How the Sentence Analyzer Works
Token vs Word
Japanese is written without spaces, so the analyzer first runs a tokeniser that splits the sentence into morphemes — the smallest meaningful units. A single English word can map to several Japanese tokens: a verb stem, a tense ending, and a politeness suffix may all sit in one cluster. Understanding the token boundaries is the first step toward parsing Japanese fluently.
Reading the Output Columns
Each row shows the surface form (what appears in the sentence), the reading in kana (so you can pronounce the kanji), the dictionary form or lemma (what you'd look up), the part of speech (noun, verb, particle, auxiliary), and an English gloss. Combined, these tell you not just what each token means but how it functions grammatically inside the sentence.
When Analysis Falls Short
Tokenisers are statistical. Rare kanji, anime slang, internet abbreviations, personal names, and ambiguous parses can produce a best guess that's technically valid but not what the writer meant. When a reading looks odd or a gloss feels off, cross-check against a dictionary lookup — the analyzer is a fast first pass, not a final authority on every edge case.

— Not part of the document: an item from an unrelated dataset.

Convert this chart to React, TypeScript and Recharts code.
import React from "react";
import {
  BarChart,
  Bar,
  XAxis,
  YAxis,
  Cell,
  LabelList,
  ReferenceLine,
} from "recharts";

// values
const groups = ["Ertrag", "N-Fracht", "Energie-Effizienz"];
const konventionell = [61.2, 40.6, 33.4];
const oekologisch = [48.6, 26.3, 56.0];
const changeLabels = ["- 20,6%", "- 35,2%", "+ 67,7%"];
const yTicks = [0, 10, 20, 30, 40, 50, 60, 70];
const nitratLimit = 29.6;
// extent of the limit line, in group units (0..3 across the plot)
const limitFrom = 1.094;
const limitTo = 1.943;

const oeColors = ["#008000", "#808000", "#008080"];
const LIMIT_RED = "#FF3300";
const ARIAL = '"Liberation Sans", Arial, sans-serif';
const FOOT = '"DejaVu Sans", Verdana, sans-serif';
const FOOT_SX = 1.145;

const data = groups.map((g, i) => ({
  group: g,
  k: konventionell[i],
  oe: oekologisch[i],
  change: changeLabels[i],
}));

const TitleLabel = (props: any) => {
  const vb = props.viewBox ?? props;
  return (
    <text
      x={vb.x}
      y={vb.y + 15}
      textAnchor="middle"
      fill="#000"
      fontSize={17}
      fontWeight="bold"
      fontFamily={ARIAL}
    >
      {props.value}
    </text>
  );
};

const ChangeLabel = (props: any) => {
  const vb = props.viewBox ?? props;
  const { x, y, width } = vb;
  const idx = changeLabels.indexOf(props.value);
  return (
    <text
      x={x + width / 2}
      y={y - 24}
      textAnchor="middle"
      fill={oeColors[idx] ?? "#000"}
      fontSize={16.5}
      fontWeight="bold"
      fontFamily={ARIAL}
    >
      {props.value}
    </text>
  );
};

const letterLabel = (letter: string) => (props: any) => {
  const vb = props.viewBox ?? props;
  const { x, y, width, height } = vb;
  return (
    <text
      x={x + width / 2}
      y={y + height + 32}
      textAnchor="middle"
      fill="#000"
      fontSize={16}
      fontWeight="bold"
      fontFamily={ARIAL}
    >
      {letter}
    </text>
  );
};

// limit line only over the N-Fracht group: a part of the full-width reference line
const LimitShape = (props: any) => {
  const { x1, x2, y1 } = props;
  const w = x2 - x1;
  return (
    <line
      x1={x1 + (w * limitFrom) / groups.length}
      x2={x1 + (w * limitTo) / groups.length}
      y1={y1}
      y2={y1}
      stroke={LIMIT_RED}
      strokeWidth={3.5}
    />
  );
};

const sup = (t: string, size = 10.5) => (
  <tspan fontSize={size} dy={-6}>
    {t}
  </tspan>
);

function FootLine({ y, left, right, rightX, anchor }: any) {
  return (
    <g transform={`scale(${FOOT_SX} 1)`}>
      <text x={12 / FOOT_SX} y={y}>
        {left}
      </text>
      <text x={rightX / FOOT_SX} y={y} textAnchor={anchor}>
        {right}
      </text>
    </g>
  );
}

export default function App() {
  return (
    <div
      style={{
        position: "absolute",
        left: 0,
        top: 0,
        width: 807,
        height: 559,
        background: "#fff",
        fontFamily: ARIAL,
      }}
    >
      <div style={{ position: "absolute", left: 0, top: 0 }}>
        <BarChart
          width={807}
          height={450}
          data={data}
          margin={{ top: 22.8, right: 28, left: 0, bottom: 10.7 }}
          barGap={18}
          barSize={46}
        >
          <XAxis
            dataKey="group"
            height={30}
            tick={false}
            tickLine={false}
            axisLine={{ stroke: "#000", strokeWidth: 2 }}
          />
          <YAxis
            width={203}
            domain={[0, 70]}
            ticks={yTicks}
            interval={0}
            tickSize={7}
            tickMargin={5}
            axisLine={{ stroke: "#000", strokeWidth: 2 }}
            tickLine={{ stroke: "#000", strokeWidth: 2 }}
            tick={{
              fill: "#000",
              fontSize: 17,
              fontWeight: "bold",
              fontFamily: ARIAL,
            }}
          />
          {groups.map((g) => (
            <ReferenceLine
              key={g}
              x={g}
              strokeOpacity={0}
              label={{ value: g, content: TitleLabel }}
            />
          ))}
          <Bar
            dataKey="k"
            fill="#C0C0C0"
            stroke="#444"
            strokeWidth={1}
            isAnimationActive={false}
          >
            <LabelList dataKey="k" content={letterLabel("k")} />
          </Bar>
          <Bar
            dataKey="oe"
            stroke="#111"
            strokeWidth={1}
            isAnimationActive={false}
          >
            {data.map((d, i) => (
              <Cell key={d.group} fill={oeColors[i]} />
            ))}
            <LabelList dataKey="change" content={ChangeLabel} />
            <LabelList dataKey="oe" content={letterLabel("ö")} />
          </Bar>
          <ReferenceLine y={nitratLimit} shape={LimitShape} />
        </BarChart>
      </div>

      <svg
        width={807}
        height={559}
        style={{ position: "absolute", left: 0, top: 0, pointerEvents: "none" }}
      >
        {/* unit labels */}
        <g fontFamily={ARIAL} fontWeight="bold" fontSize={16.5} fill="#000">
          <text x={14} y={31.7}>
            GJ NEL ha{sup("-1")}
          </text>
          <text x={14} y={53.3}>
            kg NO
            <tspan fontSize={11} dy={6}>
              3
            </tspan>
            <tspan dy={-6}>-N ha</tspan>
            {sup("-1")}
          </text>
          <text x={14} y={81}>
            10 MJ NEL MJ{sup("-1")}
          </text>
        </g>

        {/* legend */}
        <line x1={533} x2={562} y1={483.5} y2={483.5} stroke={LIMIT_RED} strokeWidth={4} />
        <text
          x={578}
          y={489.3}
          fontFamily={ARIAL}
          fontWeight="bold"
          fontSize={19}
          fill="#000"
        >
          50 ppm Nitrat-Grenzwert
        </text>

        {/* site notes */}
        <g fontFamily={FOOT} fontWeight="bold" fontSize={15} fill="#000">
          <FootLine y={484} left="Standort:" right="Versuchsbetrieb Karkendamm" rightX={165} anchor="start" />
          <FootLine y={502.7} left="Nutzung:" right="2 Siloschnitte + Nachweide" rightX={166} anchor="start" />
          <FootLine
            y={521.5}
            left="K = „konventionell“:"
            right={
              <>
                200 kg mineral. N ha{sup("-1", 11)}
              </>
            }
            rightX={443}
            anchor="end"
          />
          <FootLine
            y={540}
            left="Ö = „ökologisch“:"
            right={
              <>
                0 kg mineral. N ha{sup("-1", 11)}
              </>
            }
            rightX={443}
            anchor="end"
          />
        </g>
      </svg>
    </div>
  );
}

Frequently Asked Questions
How does the Japanese sentence analyzer break a sentence apart?
Paste a Japanese sentence and the analyzer runs it through a morphological analyser (the same kind of engine that powers IME input). It identifies each token, returns the dictionary form (lemma), the reading in hiragana, the part of speech, and where relevant a short grammar note. Each token is then linked to the dictionary entry for deeper study. This is the fastest way to read a sentence you partially understand: the parts you already know confirm themselves, and the parts you do not see a direct dictionary path right next to the word.

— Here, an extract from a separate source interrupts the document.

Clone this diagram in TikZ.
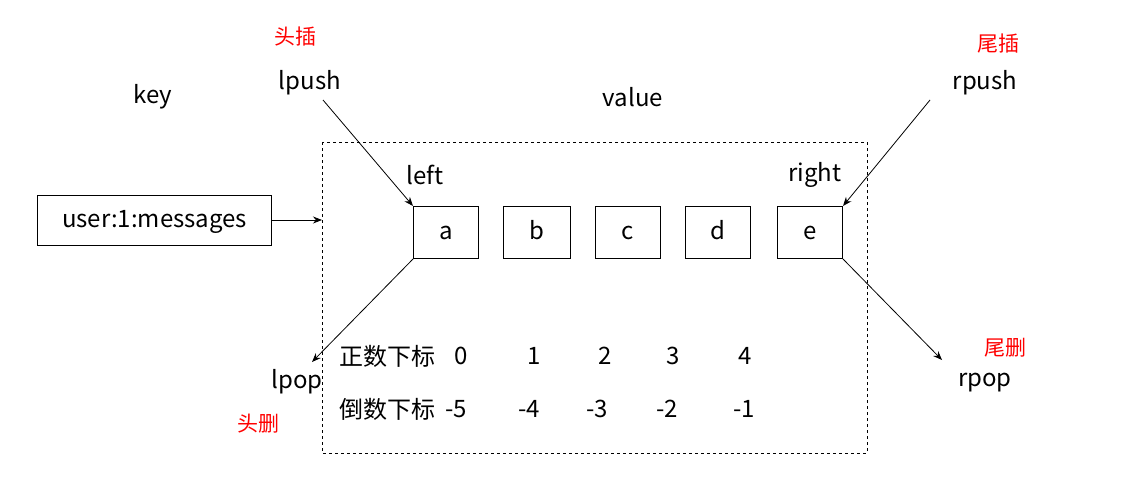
\documentclass[tikz,border=0pt]{standalone}
\usepackage{fontspec}
\setmainfont{Noto Sans CJK SC}
\usetikzlibrary{arrows.meta}
\begin{document}
\begin{tikzpicture}[x=1pt,y=-1pt,
  txt/.style={font=\fontsize{24}{26}\selectfont,inner sep=0pt},
  red/.style={font=\fontsize{21}{23}\selectfont,inner sep=0pt,text=red},
  cell/.style={draw,line width=1pt,minimum width=65pt,minimum height=52pt,anchor=north west,inner sep=0pt,text height=17pt,text depth=4pt,font=\fontsize{24}{26}\selectfont},
  arr/.style={-{Stealth[length=9pt,width=7pt]},line width=0.8pt}]
\useasboundingbox (0,0) rectangle (1123,476);
\node[red] (ht) at (295,37) {头插};
\node[txt] (lpush) at (310,83) {lpush};
\node[txt] (key) at (153,97) {key};
\node[txt] (value) at (633,97) {value};
\node[red] (wt) at (998,44) {尾插};
\node[txt] (rpush) at (985,83) {rpush};
\draw[dashed,line width=0.8pt] (322,142) rectangle (867,453);
\node[txt] (left) at (425,175) {left};
\node[txt] (right) at (815,175) {right};
\node[cell,minimum width=234pt,minimum height=50pt] (k) at (37,195) {user:1:messages};
\coordinate (kin) at (322,220);
\draw[arr] (k.east |- kin) -- (kin);
\node[cell] (a) at (413,206) {a};
\node[cell,minimum width=67pt] (b) at (503,206) {b};
\node[cell] (c) at (595,206) {c};
\node[cell] (d) at (685,206) {d};
\node[cell] (e) at (777,206) {e};
\coordinate (lps) at (323,100);
\coordinate (rps) at (930,100);
\coordinate (lpp) at (312,362);
\coordinate (rpp) at (942,360);
\draw[arr] (lps) -- (a.north west);
\draw[arr] (rps) -- (e.north east);
\draw[arr] (a.south west) -- (lpp);
\draw[arr] (e.south east) -- (rpp);
\node[txt] (lpop) at (297,382) {lpop};
\node[red] (hs) at (258,424) {头删};
\node[txt] (rpop) at (985,383) {rpop};
\node[red] (ws) at (1005,348) {尾删};
\node[txt] (zs) at (387,356) {正数下标};
\node[txt] (p0) at (461,356) {0};
\node[txt] (p1) at (534,356) {1};
\node[txt] (p2) at (605,356) {2};
\node[txt] (p3) at (673,356) {3};
\node[txt] (p4) at (745,356) {4};
\node[txt] (ds) at (387,409) {倒数下标};
\node[txt] (n5) at (456,409) {-5};
\node[txt] (n4) at (529,409) {-4};
\node[txt] (n3) at (597,409) {-3};
\node[txt] (n2) at (667,409) {-2};
\node[txt] (n1) at (744,409) {-1};
\end{tikzpicture}
\end{document}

Does the analyzer work for any Japanese sentence?
The morphological engine handles any sentence written in hiragana, katakana, or kanji. The extra grammar notes and dictionary links rely on bundled reference data, so extremely rare constructions, proper nouns that are not in the dictionary, and brand-new slang may return a token without a grammar note attached. The analyzer marks those tokens honestly instead of guessing a meaning. Paste a more common synonym or paraphrase and the analyzer usually finds the pattern.
How is this different from Google Translate?
Translation tools try to produce a single English sentence; an analyzer shows you the Japanese grammar scaffolding so you can learn it. Google Translate will give you "I watched a movie yesterday", but this tool will tag 昨日 as a time noun, 映画 as the direct object, を as the object-marker particle, and 見ました as the polite past form of 見る. That structural breakdown is what lets JLPT learners build reading speed — translation answers the "what"; the analyzer answers the "how".
Can I use the analyzer for reading practice?
Yes — this is the primary use case. Pick a sentence from a manga, news article, song lyric, or textbook, paste it in, and work through the breakdown token by token. Read the sentence aloud first without help, then expand the analyzer output only on the words you do not recognise. That pattern (attempt first, reveal selectively) is more effective than reading the full translation up front. For a structured reading plan, combine the analyzer with the JLPT vocabulary and grammar study pages linked below.
Is my input saved or shared?
The sentence you paste is sent to the analyzer API to compute the tokens and is not stored, shared, or used to train any model. The responses are cached only by the standard HTTP layer so repeated lookups are faster. You can paste full paragraphs without privacy concerns, though the tool is tuned for single sentences and short clauses rather than long passages.